<<<<

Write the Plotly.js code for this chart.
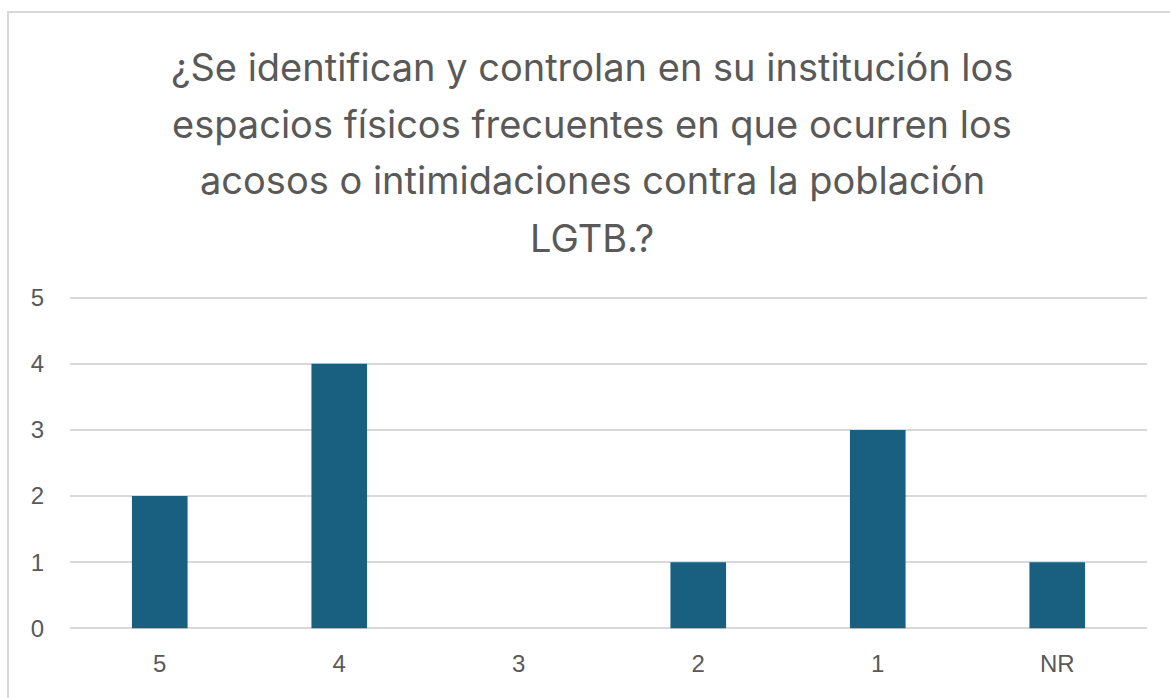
<!DOCTYPE html>
<html><head><meta charset="utf-8">
<script src="https://cdn.plot.ly/plotly-3.0.1.min.js"></script>
<style>
html,body{margin:0;padding:0;background:#fff;overflow:hidden}
#frame{position:absolute;left:7px;top:11px;width:1170px;height:720px;border:2px solid #d9d9d9;box-sizing:border-box}
#chart{position:absolute;left:0;top:0;width:1170px;height:698px}
</style></head>
<body>
<div id="frame"></div>
<div id="chart"></div>
<script>
const categories = ["5","4","3","2","1","NR"];
const values = [2,4,0,1,3,1];
const titleLines = [
  "¿Se identifican y controlan en su institución los",
  "espacios físicos frecuentes en que ocurren los",
  "acosos o intimidaciones contra la población",
  "LGTB.?"
];
const titleY = [68,125,181,238];

const pad = 0.04;            // small range padding so the 0 and 5 gridlines are drawn
const plotTop = 298 - pad*66, plotBot = 628 + pad*66, plotH = plotBot - plotTop;

const annotations = titleLines.map((t,i)=>({
  text:t, xref:'paper', yref:'paper', x:0.485, y:(plotBot-titleY[i])/plotH,
  xanchor:'center', yanchor:'middle', showarrow:false,
  font:{family:'Inter, "Noto Sans", sans-serif', size:38, color:'#595959'}
}));

Plotly.newPlot('chart',[{
  type:'bar', x:categories, y:values,
  marker:{color:'#185F80'}, hoverinfo:'none'
}],{
  width:1170, height:698,
  margin:{l:70,r:23,t:plotTop,b:698-plotBot},
  paper_bgcolor:'rgba(0,0,0,0)', plot_bgcolor:'rgba(0,0,0,0)',
  bargap:0.69,
  showlegend:false,
  font:{family:'"Liberation Sans", Arial, sans-serif', color:'#595959', size:24},
  xaxis:{type:'category', showgrid:false, zeroline:false, showline:false, ticks:'', ticklabelstandoff:16, tickfont:{size:24,color:'#595959'}},
  yaxis:{range:[-pad,5+pad], dtick:1, tick0:0, showgrid:true, gridcolor:'#d9d9d9', gridwidth:2, zeroline:false, showline:false, ticks:'', ticklabelstandoff:25, tickfont:{size:24,color:'#595959'}},
  annotations:annotations
},{displayModeBar:false, staticPlot:true});
</script>
</body></html>
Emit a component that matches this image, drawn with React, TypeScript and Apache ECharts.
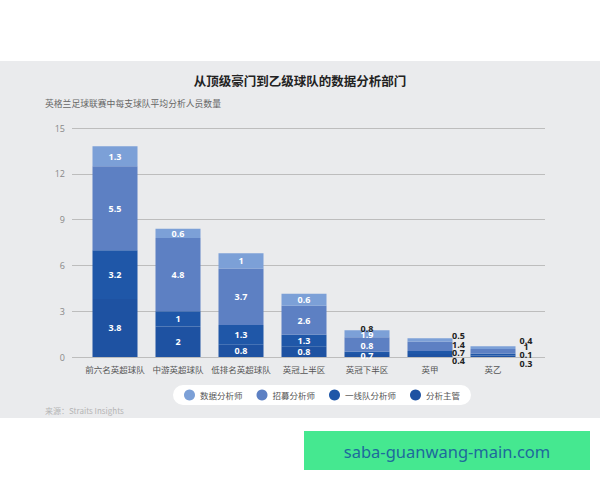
import React, { useEffect, useRef } from "react";
import * as echarts from "echarts";

const categories = ["前六名英超球队", "中游英超球队", "低排名英超球队", "英冠上半区", "英冠下半区", "英甲", "英乙"];
const seriesNames = ["分析主管", "一线队分析师", "招募分析师", "数据分析师"];
const legendOrder = ["数据分析师", "招募分析师", "一线队分析师", "分析主管"];

// bar segment heights as drawn in the picture
const headValues = [3.8, 2, 0.8, 0.7, 0.2, 0.2, 0.1];
const firstTeamValues = [3.2, 1, 1.3, 0.75, 0.15, 0.2, 0.12];
const recruitValues = [5.5, 4.8, 3.7, 1.9, 0.95, 0.6, 0.3];
const dataValues = [1.3, 0.6, 1, 0.8, 0.45, 0.22, 0.18];

// printed labels
const headLabels = ["3.8", "2", "0.8", "0.8", "0.7", "0.4", "0.3"];
const firstTeamLabels = ["3.2", "1", "1.3", "1.3", "0.8", "0.7", "0.1"];
const recruitLabels = ["5.5", "4.8", "3.7", "2.6", "1.9", "1.4", "1"];
const dataLabels = ["1.3", "0.6", "1", "0.6", "0.8", "0.5", "0.4"];

const yMin = 0;
const yMax = 15;
const yInterval = 3;

const seriesValues = [headValues, firstTeamValues, recruitValues, dataValues];
const seriesLabels = [headLabels, firstTeamLabels, recruitLabels, dataLabels];
const seriesColors = ["#1e52a2", "#1f57a8", "#5d80c3", "#7ca0d7"];

// label placement tweaks (series index -> category index -> style)
const labelTweaks: Record<number, Record<number, { offset: number[]; color: string }>> = {
  0: { 4: { offset: [0, 0.5], color: "#fff" }, 5: { offset: [28.5, 4.8], color: "#222" }, 6: { offset: [33, 7.1], color: "#222" } },
  1: { 4: { offset: [0, -7.1], color: "#fff" }, 5: { offset: [28.5, -0.4], color: "#222" }, 6: { offset: [33, 0.4], color: "#222" } },
  2: { 4: { offset: [0, -10.1], color: "#fff" }, 5: { offset: [28.5, -2.3], color: "#222" }, 6: { offset: [33, -5.1], color: "#222" } },
  3: { 4: { offset: [0, -5.4], color: "#222" }, 5: { offset: [28.5, -4.4], color: "#222" }, 6: { offset: [33, -7.4], color: "#222" } },
};

const numFont = "'Open Sans', 'Noto Sans', sans-serif";
const cjkFont = "'Noto Sans CJK SC', 'Noto Sans', sans-serif";

export default function App() {
  const ref = useRef<HTMLDivElement>(null);
  useEffect(() => {
    if (!ref.current) return;
    const chart = echarts.init(ref.current, null, { renderer: "svg" });

    const series = seriesNames.map((name, si) => ({
      name,
      type: "bar",
      stack: "total",
      xAxisIndex: 1,
      yAxisIndex: 1,
      barWidth: 45,
      itemStyle: { color: seriesColors[si] },
      label: {
        show: true,
        position: "inside",
        color: "#fff",
        fontWeight: "bold",
        fontSize: 9,
        fontFamily: numFont,
      },
      data: seriesValues[si].map((v, ci) => {
        const tw = labelTweaks[si] && labelTweaks[si][ci];
        return {
          value: v,
          label: {
            formatter: seriesLabels[si][ci],
            ...(tw ? { offset: tw.offset, color: tw.color } : {}),
          },
        };
      }),
    }));

    chart.setOption({
      animation: false,
      backgroundColor: "#ffffff",
      graphic: [
        { type: "rect", z: -10, silent: true, shape: { x: 0, y: 61, width: 600, height: 357 }, style: { fill: "#eaebed" } },
        {
          type: "text", x: 300, y: 80,
          style: { text: "从顶级豪门到乙级球队的数据分析部门", fill: "#222", fontSize: 12.5, fontWeight: "bold", fontFamily: cjkFont, align: "center", verticalAlign: "middle" },
        },
        {
          type: "text", x: 45, y: 103,
          style: { text: "英格兰足球联赛中每支球队平均分析人员数量", fill: "#666", fontSize: 8.8, fontFamily: cjkFont, align: "left", verticalAlign: "middle" },
        },
        {
          type: "text", x: 45, y: 410,
          style: { text: "来源：Straits Insights", fill: "#b5b5b5", fontSize: 8, fontFamily: cjkFont, align: "left", verticalAlign: "middle" },
        },
        { type: "rect", shape: { x: 304, y: 431, width: 286, height: 39 }, style: { fill: "#45e890" } },
        {
          type: "text", x: 447, y: 451,
          style: { text: "saba-guanwang-main.com", fill: "#1d6a9c", fontSize: 16.5, fontFamily: "'Noto Sans', sans-serif", align: "center", verticalAlign: "middle" },
        },
      ],
      legend: {
        data: legendOrder.map((n) => ({ name: n, icon: "circle" })),
        left: 173,
        top: 385,
        itemWidth: 11,
        itemHeight: 11,
        itemGap: 14,
        padding: [4.5, 11, 4.5, 11],
        backgroundColor: "#ffffff",
        borderRadius: 10,
        textStyle: { fontSize: 8.5, color: "#555", fontFamily: cjkFont },
      },
      grid: [
        { left: 72, right: 55, top: 128, bottom: 123 },
        { left: 83.5, right: 75.5, top: 128, bottom: 123 },
      ],
      xAxis: [
        { type: "value", gridIndex: 0, min: 0, max: 1, show: false },
        {
          type: "category",
          gridIndex: 1,
          data: categories,
          axisLine: { show: false },
          axisTick: { show: false },
          axisLabel: { color: "#555", fontSize: 8.5, margin: 8, fontFamily: cjkFont, interval: 0 },
        },
      ],
      yAxis: [
        {
          type: "value",
          gridIndex: 0,
          min: yMin,
          max: yMax,
          interval: yInterval,
          axisLine: { show: false },
          axisTick: { show: false },
          axisLabel: { color: "#888", fontSize: 9, margin: 7, fontFamily: numFont },
          splitLine: { lineStyle: { color: "#bdbdbd", width: 1 } },
        },
        { type: "value", gridIndex: 1, min: yMin, max: yMax, interval: yInterval, show: false },
      ],
      series,
    });
    return () => chart.dispose();
  }, []);
  return <div ref={ref} style={{ position: "absolute", left: 0, top: 0, width: 600, height: 480 }} />;
}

>>>>

Examine the listing and say how many of its lines contain the string "React". Give the number alone.

> Complete answer: 2